§ **What the task requires**
Your job is to retype all of the data word for word, leaving every image out.

-- START OF Dataset rows --

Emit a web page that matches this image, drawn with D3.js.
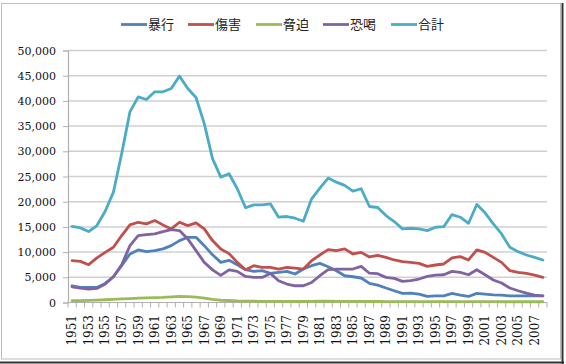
<!DOCTYPE html>
<html><head><meta charset="utf-8">
<script src="https://cdn.jsdelivr.net/npm/d3@7"></script>
<style>html,body{margin:0;padding:0;background:#fff;}svg{display:block;}</style>
</head><body>
<svg id="chart" width="566" height="364"></svg>
<script>
const years = d3.range(1951, 2009);
const seriesNames = ["暴行", "傷害", "脅迫", "恐喝", "合計"];
const seriesColors = ["#4f81bd", "#c0504d", "#9bbb59", "#8064a2", "#4bacc6"];
const assault = [3320,2990,2990,2990,3780,5110,7300,9630,10430,10090,10290,10630,11280,12280,12940,12940,11280,9460,7960,8370,7500,6510,6170,6310,5770,5970,6170,5650,6640,7300,7760,7100,6310,5310,5110,4860,3780,3460,2870,2330,1800,1870,1670,1200,1330,1330,1800,1470,1200,1800,1670,1530,1470,1330,1330,1330,1330,1330];
const injury = [8300,8160,7500,8840,9950,10950,13280,15400,15920,15600,16260,15400,14600,15920,15260,15800,14600,12280,10630,9700,7960,6510,7300,6970,6970,6640,6970,6840,6640,8300,9430,10490,10290,10630,9630,9950,9030,9360,8960,8440,8100,7960,7760,7160,7440,7640,8840,9100,8440,10430,9950,8960,7960,6310,5970,5770,5450,4980];
const intimidation = [350,380,420,480,550,620,700,780,850,900,950,1000,1100,1200,1150,1050,850,600,450,400,320,280,260,240,240,220,220,200,200,220,250,250,240,230,220,210,200,200,190,180,170,170,160,160,160,160,170,170,160,170,160,160,150,150,150,150,150,150];
const extortion = [3120,2870,2670,2790,3660,5110,7500,11280,13280,13470,13610,14070,14470,14270,12620,10290,7960,6470,5380,6480,6170,5170,4980,4980,5770,4320,3660,3320,3320,3980,5310,6510,6640,6640,6640,7160,5810,5710,4980,4780,4180,4320,4660,5170,5450,5510,6170,5970,5510,6510,5510,4460,3860,2870,2330,1870,1470,1330];
const total = [15120,14810,14070,15270,18110,21890,29540,37820,40800,40280,41800,41800,42470,44920,42470,40680,35500,28540,24880,25550,22570,18790,19380,19380,19580,16920,17060,16720,16120,20580,22690,24680,23880,23230,22090,22570,19050,18850,17250,16060,14600,14730,14600,14270,14930,15060,17450,16920,15720,19440,17790,15600,13610,10950,10090,9430,8960,8440];
const yTicks = [0,5000,10000,15000,20000,25000,30000,35000,40000,45000,50000];
const seriesValues = [assault, injury, intimidation, extortion, total];

const svg = d3.select("#chart");
const L = 68, R = 547, T = 50.5, B = 302.5;

// frame
svg.append("rect").attr("x",1.5).attr("y",3.5).attr("width",559).attr("height",355.5)
  .attr("fill","#fff").attr("stroke","#bdbdbd").attr("stroke-width",1);
svg.append("line").attr("x1",562.5).attr("x2",562.5).attr("y1",3).attr("y2",364).attr("stroke","#333").attr("stroke-width",2);
svg.append("line").attr("x1",0).attr("x2",564).attr("y1",362.5).attr("y2",362.5).attr("stroke","#333").attr("stroke-width",2);

const x = d3.scaleBand().domain(years).range([L, R]).padding(0);
const y = d3.scaleLinear().domain([0, 50000]).range([B, T]);
const cx = d => x(d) + x.bandwidth() / 2;

// gridlines
svg.append("g").selectAll("line").data(yTicks.slice(1)).join("line")
  .attr("x1", L).attr("x2", R).attr("y1", d => y(d)).attr("y2", d => y(d))
  .attr("stroke", "#d0d0d0").attr("stroke-width", 1.5);

// y axis
const yAxis = d3.axisLeft(y).tickValues(yTicks).tickSize(5).tickPadding(7)
  .tickFormat(d3.format(","));
const gy = svg.append("g").attr("transform", `translate(${L},0)`).call(yAxis);
gy.select(".domain").attr("stroke", "#b0b0b0").attr("stroke-width", 1.2);
gy.selectAll(".tick line").attr("stroke", "#b0b0b0");
gy.selectAll("text").attr("font-family", "DejaVu Serif").attr("font-size", 11).attr("fill", "#111");

// x axis line and ticks
svg.append("line").attr("x1", L).attr("x2", R).attr("y1", B).attr("y2", B)
  .attr("stroke", "#b0b0b0").attr("stroke-width", 1.2);
const bounds = years.map(d => x(d)).concat([R]);
svg.append("g").selectAll("line").data(bounds).join("line")
  .attr("x1", d => d).attr("x2", d => d).attr("y1", B).attr("y2", B + 5)
  .attr("stroke", "#b0b0b0").attr("stroke-width", 1);
svg.append("g").selectAll("text").data(years.filter((d, i) => i % 2 === 0)).join("text")
  .attr("transform", d => `translate(${cx(d)},315) rotate(-90)`)
  .attr("dy", "0.36em").attr("text-anchor", "end")
  .attr("font-family", "DejaVu Serif").attr("font-size", 12).attr("fill", "#111")
  .text(d => d);

// lines
const line = d3.line().x((d, i) => cx(years[i])).y(d => y(d));
seriesValues.forEach((vals, k) => {
  svg.append("path").datum(vals).attr("d", line).attr("fill", "none")
    .attr("stroke", seriesColors[k]).attr("stroke-width", 2.8)
    .attr("stroke-linejoin", "round").attr("stroke-linecap", "round");
});

// legend
const legendX = [121, 188, 256, 323, 391];
const lg = svg.append("g");
seriesNames.forEach((n, k) => {
  lg.append("line").attr("x1", legendX[k]).attr("x2", legendX[k] + 26)
    .attr("y1", 24.5).attr("y2", 24.5).attr("stroke", seriesColors[k]).attr("stroke-width", 2.8);
  lg.append("text").attr("x", legendX[k] + 27).attr("y", 24.5).attr("dy", "0.36em")
    .attr("font-family", "Noto Sans CJK JP").attr("font-size", 13).attr("fill", "#222")
    .text(n);
});
</script>
</body></html>
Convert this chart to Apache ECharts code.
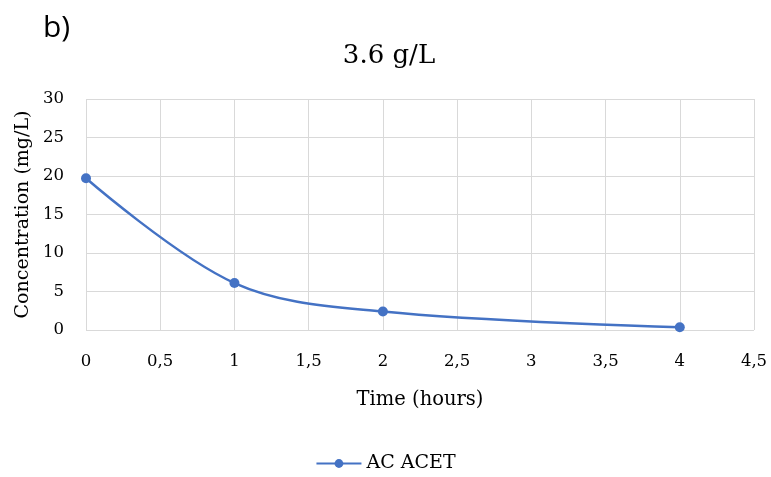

-- END OF Dataset rows --

§ **Correct response**
Emit a web page that matches this image, drawn with D3.js.
<!DOCTYPE html>
<html><head><meta charset="utf-8">
<script src="https://cdn.jsdelivr.net/npm/d3@7"></script>
<style>html,body{margin:0;padding:0;background:#fff;}svg{display:block;}</style>
</head><body>
<svg id="chart" width="566" height="364"></svg>
<script>
const years = d3.range(1951, 2009);
const seriesNames = ["暴行", "傷害", "脅迫", "恐喝", "合計"];
const seriesColors = ["#4f81bd", "#c0504d", "#9bbb59", "#8064a2", "#4bacc6"];
const assault = [3320,2990,2990,2990,3780,5110,7300,9630,10430,10090,10290,10630,11280,12280,12940,12940,11280,9460,7960,8370,7500,6510,6170,6310,5770,5970,6170,5650,6640,7300,7760,7100,6310,5310,5110,4860,3780,3460,2870,2330,1800,1870,1670,1200,1330,1330,1800,1470,1200,1800,1670,1530,1470,1330,1330,1330,1330,1330];
const injury = [8300,8160,7500,8840,9950,10950,13280,15400,15920,15600,16260,15400,14600,15920,15260,15800,14600,12280,10630,9700,7960,6510,7300,6970,6970,6640,6970,6840,6640,8300,9430,10490,10290,10630,9630,9950,9030,9360,8960,8440,8100,7960,7760,7160,7440,7640,8840,9100,8440,10430,9950,8960,7960,6310,5970,5770,5450,4980];
const intimidation = [350,380,420,480,550,620,700,780,850,900,950,1000,1100,1200,1150,1050,850,600,450,400,320,280,260,240,240,220,220,200,200,220,250,250,240,230,220,210,200,200,190,180,170,170,160,160,160,160,170,170,160,170,160,160,150,150,150,150,150,150];
const extortion = [3120,2870,2670,2790,3660,5110,7500,11280,13280,13470,13610,14070,14470,14270,12620,10290,7960,6470,5380,6480,6170,5170,4980,4980,5770,4320,3660,3320,3320,3980,5310,6510,6640,6640,6640,7160,5810,5710,4980,4780,4180,4320,4660,5170,5450,5510,6170,5970,5510,6510,5510,4460,3860,2870,2330,1870,1470,1330];
const total = [15120,14810,14070,15270,18110,21890,29540,37820,40800,40280,41800,41800,42470,44920,42470,40680,35500,28540,24880,25550,22570,18790,19380,19380,19580,16920,17060,16720,16120,20580,22690,24680,23880,23230,22090,22570,19050,18850,17250,16060,14600,14730,14600,14270,14930,15060,17450,16920,15720,19440,17790,15600,13610,10950,10090,9430,8960,8440];
const yTicks = [0,5000,10000,15000,20000,25000,30000,35000,40000,45000,50000];
const seriesValues = [assault, injury, intimidation, extortion, total];

const svg = d3.select("#chart");
const L = 68, R = 547, T = 50.5, B = 302.5;

// frame
svg.append("rect").attr("x",1.5).attr("y",3.5).attr("width",559).attr("height",355.5)
  .attr("fill","#fff").attr("stroke","#bdbdbd").attr("stroke-width",1);
svg.append("line").attr("x1",562.5).attr("x2",562.5).attr("y1",3).attr("y2",364).attr("stroke","#333").attr("stroke-width",2);
svg.append("line").attr("x1",0).attr("x2",564).attr("y1",362.5).attr("y2",362.5).attr("stroke","#333").attr("stroke-width",2);

const x = d3.scaleBand().domain(years).range([L, R]).padding(0);
const y = d3.scaleLinear().domain([0, 50000]).range([B, T]);
const cx = d => x(d) + x.bandwidth() / 2;

// gridlines
svg.append("g").selectAll("line").data(yTicks.slice(1)).join("line")
  .attr("x1", L).attr("x2", R).attr("y1", d => y(d)).attr("y2", d => y(d))
  .attr("stroke", "#d0d0d0").attr("stroke-width", 1.5);

// y axis
const yAxis = d3.axisLeft(y).tickValues(yTicks).tickSize(5).tickPadding(7)
  .tickFormat(d3.format(","));
const gy = svg.append("g").attr("transform", `translate(${L},0)`).call(yAxis);
gy.select(".domain").attr("stroke", "#b0b0b0").attr("stroke-width", 1.2);
gy.selectAll(".tick line").attr("stroke", "#b0b0b0");
gy.selectAll("text").attr("font-family", "DejaVu Serif").attr("font-size", 11).attr("fill", "#111");

// x axis line and ticks
svg.append("line").attr("x1", L).attr("x2", R).attr("y1", B).attr("y2", B)
  .attr("stroke", "#b0b0b0").attr("stroke-width", 1.2);
const bounds = years.map(d => x(d)).concat([R]);
svg.append("g").selectAll("line").data(bounds).join("line")
  .attr("x1", d => d).attr("x2", d => d).attr("y1", B).attr("y2", B + 5)
  .attr("stroke", "#b0b0b0").attr("stroke-width", 1);
svg.append("g").selectAll("text").data(years.filter((d, i) => i % 2 === 0)).join("text")
  .attr("transform", d => `translate(${cx(d)},315) rotate(-90)`)
  .attr("dy", "0.36em").attr("text-anchor", "end")
  .attr("font-family", "DejaVu Serif").attr("font-size", 12).attr("fill", "#111")
  .text(d => d);

// lines
const line = d3.line().x((d, i) => cx(years[i])).y(d => y(d));
seriesValues.forEach((vals, k) => {
  svg.append("path").datum(vals).attr("d", line).attr("fill", "none")
    .attr("stroke", seriesColors[k]).attr("stroke-width", 2.8)
    .attr("stroke-linejoin", "round").attr("stroke-linecap", "round");
});

// legend
const legendX = [121, 188, 256, 323, 391];
const lg = svg.append("g");
seriesNames.forEach((n, k) => {
  lg.append("line").attr("x1", legendX[k]).attr("x2", legendX[k] + 26)
    .attr("y1", 24.5).attr("y2", 24.5).attr("stroke", seriesColors[k]).attr("stroke-width", 2.8);
  lg.append("text").attr("x", legendX[k] + 27).attr("y", 24.5).attr("dy", "0.36em")
    .attr("font-family", "Noto Sans CJK JP").attr("font-size", 13).attr("fill", "#222")
    .text(n);
});
</script>
</body></html>
Convert this chart to Apache ECharts code.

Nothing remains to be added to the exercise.